Thursday, September 8, 2011

Fresh Basil Pesto

About a year ago I found a love for fresh basil. My mother was hosting a lunch at her house and needed some lunch ideas that were not Indian food. We searched through a vegetarian cookbook I have and decided on a pasta salad. The dish called for fresh basil leaves along with fresh mozzarella and cherry tomatoes. I fell in love with the fragrance and taste of fresh basil. Sans the mozzarella balls (I'm very particular with cheese, not the biggest fan), the dish was  amazing! 

My own experience of eating pesto included eating a pasta pesto dish at a local Italian eatery. I wasn't too impressed with the cold dish and thought it was because of the pesto. (Actually, I realized that I don't care for cold pasta!) After watching Giada at Home (I know, Giada again.) I saw just how simple it was to make pesto. Who knew? (Giada and every other chef in this country and Italy. And probably more people than that.) Anyways, I wanted to try to make it despite the fact that I wasn't interested in eating it. (As you can tell, I often cook for the challenge of mastering new dishes, much to Hubby's delight.)  Also, it reminded me of the Italian version of chutney! Granted, chutney has cilantro instead of basil, peanuts instead of pine nuts and well, there is the coconut instead of cheese. Ok, so maybe it vaguely resembles chutney, but they are both herb based spreads! So I decided to give it a try.  

Well, I made it and I loved eating it! I don't care for parmesan cheese, but I do like basil, any type of nuts (Except macadamia nuts. Ew.) and of course, you can never go wrong with garlic! All together, it tasted so good! I added it to pasta with tomatoes and eggplant and it gave it the extra bit of zing that the dish was lacking. Hubby ate it with a chicken dish and put it on sandwiches. I liked it so much that I was anxious to make it again. Basil can be expensive to purchase so I was ecstatic when my mother said she was growing basil in her garden for me!

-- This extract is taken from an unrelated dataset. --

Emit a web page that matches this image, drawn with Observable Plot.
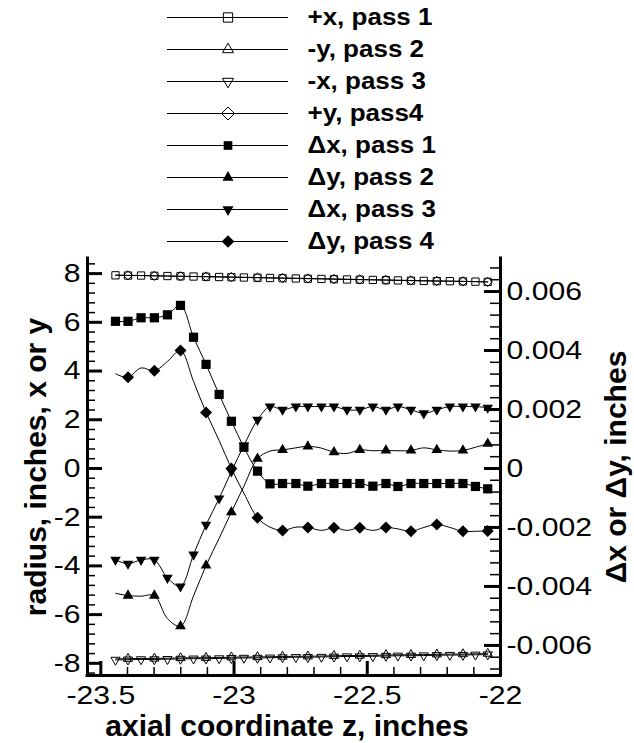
<!DOCTYPE html>
<html>
<head>
<meta charset="utf-8">
<script src="https://cdn.jsdelivr.net/npm/d3@7"></script>
<script src="https://cdn.jsdelivr.net/npm/@observablehq/plot@0.6"></script>
<style>
  html, body { margin: 0; padding: 0; background: #fff; }
  #chart { width: 634px; height: 743px; position: relative; background: #fff; }
  #chart svg { display: block; }
</style>
</head>
<body>
<div id="chart"></div>
<script>
// Axial stations (inches)
const z = [-23.445, -23.398, -23.349, -23.299, -23.250, -23.201, -23.152, -23.105, -23.056, -23.010,
           -22.963, -22.912, -22.865, -22.818, -22.768, -22.723, -22.672, -22.625, -22.576, -22.528,
           -22.479, -22.430, -22.385, -22.336, -22.288, -22.239, -22.190, -22.141, -22.094, -22.048];

// Measured radius (inches), left axis
const plusX1 = [7.93, 7.92, 7.92, 7.91, 7.90, 7.89, 7.88, 7.87, 7.86, 7.85,
                7.84, 7.83, 7.82, 7.81, 7.80, 7.79, 7.78, 7.77, 7.76, 7.75,
                7.74, 7.73, 7.72, 7.71, 7.70, 7.69, 7.69, 7.68, 7.67, 7.66];
const minusY2 = [-7.82, -7.81, -7.80, -7.80, -7.79, -7.78, -7.77, -7.77, -7.76, -7.75,
                 -7.74, -7.74, -7.73, -7.72, -7.71, -7.71, -7.70, -7.69, -7.68, -7.68,
                 -7.67, -7.66, -7.65, -7.65, -7.64, -7.63, -7.62, -7.62, -7.61, -7.60];
const minusX3 = [-7.86, -7.85, -7.84, -7.84, -7.83, -7.82, -7.81, -7.81, -7.80, -7.79,
                 -7.78, -7.78, -7.77, -7.76, -7.75, -7.75, -7.74, -7.73, -7.72, -7.72,
                 -7.71, -7.70, -7.69, -7.69, -7.68, -7.67, -7.66, -7.66, -7.65, -7.64];
const plusY4 = [7.94, 7.93, 7.92, 7.91, 7.90, 7.89, 7.88, 7.88, 7.87, 7.86,
                7.85, 7.84, 7.83, 7.82, 7.81, 7.80, 7.79, 7.78, 7.77, 7.76,
                7.75, 7.74, 7.73, 7.72, 7.71, 7.70, 7.69, 7.68, 7.67, 7.66];

// Deviations (inches), right axis
const dx1 = [0.00499, 0.00499, 0.00511, 0.00511, 0.00521, 0.00553, 0.00445, 0.00353, 0.00251, 0.00160,
             0.00072, -0.00009, -0.00052, -0.00051, -0.00051, -0.00060, -0.00051, -0.00051, -0.00051, -0.00051,
             -0.00060, -0.00051, -0.00061, -0.00051, -0.00051, -0.00051, -0.00051, -0.00051, -0.00061, -0.00069];
const dy2 = [-0.00423, -0.00431, -0.00433, -0.00431, -0.00509, -0.00535, -0.00432, -0.00329, -0.00237, -0.00148,
             -0.00060, 0.00033, 0.00059, 0.00063, 0.00070, 0.00075, 0.00069, 0.00055, 0.00051, 0.00063,
             0.00060, 0.00061, 0.00060, 0.00061, 0.00070, 0.00063, 0.00059, 0.00061, 0.00072, 0.00084];
const dx3 = [-0.00310, -0.00323, -0.00310, -0.00310, -0.00371, -0.00400, -0.00292, -0.00191, -0.00102, -0.00010,
             0.00078, 0.00165, 0.00210, 0.00199, 0.00210, 0.00210, 0.00210, 0.00210, 0.00199, 0.00199,
             0.00210, 0.00199, 0.00210, 0.00199, 0.00187, 0.00199, 0.00210, 0.00210, 0.00210, 0.00206];
const dy4 = [0.00321, 0.00309, 0.00341, 0.00331, 0.00363, 0.00400, 0.00295, 0.00190, 0.00095, 0.00000,
             -0.00084, -0.00167, -0.00199, -0.00210, -0.00199, -0.00200, -0.00210, -0.00201, -0.00210, -0.00201,
             -0.00210, -0.00200, -0.00205, -0.00213, -0.00200, -0.00190, -0.00200, -0.00213, -0.00213, -0.00212];

const names = ["+x, pass 1", "-y, pass 2", "-x, pass 3", "+y, pass4",
               "\u0394x, pass 1", "\u0394y, pass 2", "\u0394x, pass 3", "\u0394y, pass 4"];

// Tick values
const xMajor = [-23.5, -23, -22.5, -22];
const leftMajor = [-8, -6, -4, -2, 0, 2, 4, 6, 8];
const rightMajor = [-0.006, -0.004, -0.002, 0, 0.002, 0.004, 0.006];

// Downward-pointing triangle, mirror of d3.symbolTriangle
const triangleDown = {
  draw(context, size) {
    const y = -Math.sqrt(size / (Math.sqrt(3) * 3));
    context.moveTo(0, -y * 2);
    context.lineTo(-Math.sqrt(3) * y, y);
    context.lineTo(Math.sqrt(3) * y, y);
    context.closePath();
  }
};

// Scale extents: left axis in inches of radius, right axis in inches of deviation
const xDomain = [-23.55, -22];
const yDomain = [-8.5, 8.62];
const rDomain = [-0.00702, 0.00712];
const toLeft = (d) => yDomain[0] + (d - rDomain[0]) / (rDomain[1] - rDomain[0]) * (yDomain[1] - yDomain[0]);

const series = [
  {name: names[0], values: plusX1, axis: "left",  symbol: "square",   filled: false, every: 1, r: 4.1, lr: 5.25},
  {name: names[1], values: minusY2, axis: "left", symbol: "triangle", filled: false, every: 2, r: 3.4, lr: 4.1},
  {name: names[2], values: minusX3, axis: "left", symbol: triangleDown, filled: false, every: 1, r: 3.4, lr: 4.1},
  {name: names[3], values: plusY4, axis: "left",  symbol: "diamond2", filled: false, every: 2, r: 4.2, lr: 5.85},
  {name: names[4], values: dx1, axis: "right",    symbol: "square",   filled: true,  every: 1, r: 5.2, lr: 4.9},
  {name: names[5], values: dy2, axis: "right",    symbol: "triangle", filled: true,  every: 2, r: 4.0, lr: 4.1},
  {name: names[6], values: dx3, axis: "right",    symbol: triangleDown, filled: true, every: 1, r: 3.9, lr: 4.1},
  {name: names[7], values: dy4, axis: "right",    symbol: "diamond2", filled: true,  every: 2, r: 5.4, lr: 5.7}
];

const font = "'Liberation Sans', Arial, Helvetica, sans-serif";

function dotStyle(s, r) {
  return s.filled
    ? {symbol: s.symbol, r, fill: "black", stroke: "none"}
    : {symbol: s.symbol, r, fill: "none", stroke: "black", strokeWidth: 1};
}

// Widen glyphs of the given text groups horizontally about each text's anchor
function widen(svg, fontSize, k) {
  svg.querySelectorAll(`g[font-size="${fontSize}"] text`).forEach((t) => {
    const tr = t.getAttribute("transform") || "";
    t.setAttribute("transform", `${tr} scale(${k},1)`);
  });
}

// ---- Legend ----
const legend = Plot.plot({
  width: 634, height: 255, margin: 0,
  style: {fontFamily: font, background: "white", overflow: "visible"},
  x: {domain: [0, 1], range: [167, 288], axis: null},
  y: {type: "point", domain: names, range: [16, 242], padding: 0, axis: null},
  marks: [
    Plot.ruleY(series, {y: "name", x1: 0, x2: 1, stroke: "black", strokeWidth: 1}),
    ...series.map((s) => Plot.dot([s], {x: () => 0.5, y: "name", ...dotStyle(s, s.lr)})),
    Plot.text(series, {x: () => 1, y: "name", text: "name", textAnchor: "start", lineAnchor: "middle",
                       dx: 19, fontSize: 23, fontWeight: "bold", fill: "black"})
  ]
});
widen(legend, 23, 1.13);

// ---- Main chart ----
const W = 634, H = 488;
const mL = 87, mR = 134, mT = 3, mB = 68;
const plotW = W - mL - mR, plotH = H - mT - mB;

const seriesMarks = series.flatMap((s) => {
  const rows = s.values.map((v, i) => ({z: z[i], y: s.axis === "right" ? toLeft(v) : v, i}));
  const marked = rows.filter((d) => d.i % s.every === (s.every === 2 ? 1 : 0));
  return [
    Plot.line(rows, {x: "z", y: "y", curve: "catmull-rom", stroke: "black", strokeWidth: 1}),
    Plot.dot(marked, {x: "z", y: "y", ...dotStyle(s, s.r)})
  ];
});

const chart = Plot.plot({
  width: W, height: H,
  marginLeft: mL, marginRight: mR, marginTop: mT, marginBottom: mB,
  style: {fontFamily: font, background: "white", overflow: "visible", color: "black"},
  x: {domain: xDomain, axis: null},
  y: {domain: yDomain, axis: null},
  marks: [
    ...seriesMarks,
    // axis lines
    Plot.ruleX([xDomain[0]], {stroke: "black", strokeWidth: 3, strokeLinecap: "square"}),
    Plot.ruleX([xDomain[1]], {stroke: "black", strokeWidth: 3, strokeLinecap: "square"}),
    Plot.ruleY([yDomain[0]], {stroke: "black", strokeWidth: 3, strokeLinecap: "square"}),
    // left ticks (inward)
    Plot.tickY(leftMajor, {y: (d) => d, insetRight: plotW - 15, stroke: "black", strokeWidth: 3}),
    Plot.tickY(d3.range(-8.4, 8.6, 0.4).filter((v) => Math.abs(v / 2 - Math.round(v / 2)) > 0.01),
               {y: (d) => d, insetRight: plotW - 8, stroke: "black", strokeWidth: 1.5}),
    // right ticks (inward)
    Plot.tickY(rightMajor, {y: toLeft, insetLeft: plotW - 16, stroke: "black", strokeWidth: 3}),
    Plot.tickY(d3.range(-6.8, 7.0, 0.4).map((v) => v / 1000)
                 .filter((v) => Math.abs(v / 0.002 - Math.round(v / 0.002)) > 0.01),
               {y: toLeft, insetLeft: plotW - 10, stroke: "black", strokeWidth: 1.5}),
    // bottom ticks (inward)
    Plot.tickX(xMajor, {x: (d) => d, insetTop: plotH - 14, stroke: "black", strokeWidth: 3}),
    Plot.tickX(d3.range(-23.5, -22, 0.1).filter((v) => Math.abs(v * 2 - Math.round(v * 2)) > 0.01),
               {x: (d) => d, insetTop: plotH - 8, stroke: "black", strokeWidth: 1.5}),
    // tick labels
    Plot.text(leftMajor, {y: (d) => d, text: (d) => String(d), frameAnchor: "left", textAnchor: "end",
                          lineAnchor: "middle", dx: -7, fontSize: 26, fill: "black"}),
    Plot.text(rightMajor, {y: toLeft, text: (d) => (d === 0 ? "0" : d.toFixed(3)), frameAnchor: "right",
                           textAnchor: "start", lineAnchor: "middle", dx: 6, fontSize: 26, fill: "black"}),
    Plot.text(xMajor, {x: (d) => d, text: (d) => String(d), frameAnchor: "bottom", lineAnchor: "bottom",
                       dy: 28, fontSize: 26, fill: "black"}),
    // axis titles
    Plot.text(["axial coordinate z, inches"], {text: (d) => d, frameAnchor: "bottom", textAnchor: "middle",
                                               lineAnchor: "bottom", dy: 60, dx: -7,
                                               fontSize: 30, fontWeight: "bold", fill: "black"}),
    Plot.text(["radius, inches, x or y"], {text: (d) => d, frameAnchor: "left", textAnchor: "middle", rotate: -90,
                                           lineAnchor: "bottom", dx: -42,
                                           fontSize: 30, fontWeight: "bold", fill: "black"}),
    Plot.text(["\u0394x or \u0394y, inches"], {text: (d) => d, frameAnchor: "right", textAnchor: "middle", rotate: -90,
                                               lineAnchor: "bottom", dx: 125,
                                               fontSize: 30, fontWeight: "bold", fill: "black"})
  ]
});
widen(chart, 26, 1.16);

const root = document.getElementById("chart");
root.appendChild(legend);
root.appendChild(chart);
</script>
</body>
</html>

I made quite a bit of pesto this summer. (Thank you, mom!) I even made a dish where I marinaded chicken in pesto then breaded it and cooked it. It was a big hit. My mom gave me the last bit of her basil last week  and I was able to make one last batch of this recipe. (With the heat, drought and water conservation the plant's not doing so good) As I write this I'm already sad because Hubby and I have already finished the last batch. 

Freshly made pesto is so different than the stuff you get in a jar. I tried the Bertolli brand of pesto one time, after having made homemade pesto, and Hubby agrees it tastes nowhere near as good as the fresh stuff.  So if you like pesto, but have never made your own, it's time to try. 

2 cups fresh basil leaves, packed tightly
1/2 cup Parmesan cheese (Don't use the shaky cheese. Yes, you know what I'm talking about. You don't have to use the fresh kind from the cheese counter either. In the shredded cheese aisle they have Parmesan cheese. I get the H-E-B brand Parmesan cheese)
1/2 cup extra virgin olive oil
1/3 cup pine nuts or walnuts (I usually make it with walnuts because they are cheaper and I always keep walnuts in the fridge for when I bake)
3 cloves of garlic, briefly chopped
salt and pepper to taste (I feel the cheese gives enough of a salty taste. You can add some pepper to give it a little kick, but I think it tastes great without it.)

1. Using a food processor, add the basil and pine nuts (walnuts) and pulse. 

2. Add garlic, pulse a few more times.

3. Slowly add in the olive oil through the top of the food processor while it is being pulsed. Scrape down the sides of the food processor.

4. Add in Parmesan cheese and pulse. Taste to see if salt and pepper is needed. If so, add according to taste.

You can eat this with crostini, bread, pasta and the list goes on!

To make the crostini (as seen in the photo above) I took stale ciabatta bread, cut it into thin slices, brushed with olive oil on both sides and baked in the oven at 400 degrees for a about 15 minutes per side, until it was crispy.

Amateur Cooking Difficulty Scale: 2
Not much work to this one. You just have to mix it all together and pulse in the food processor. Like I said, I make this pretty often. Hubby likes to eat it on sandwiches, but I don't like to muddle the taste with the other sandwich ingredients and prefer it on plain bread. It's also great to add to pasta and make a quick pasta salad. This is another easy recipe that you can make to impress others!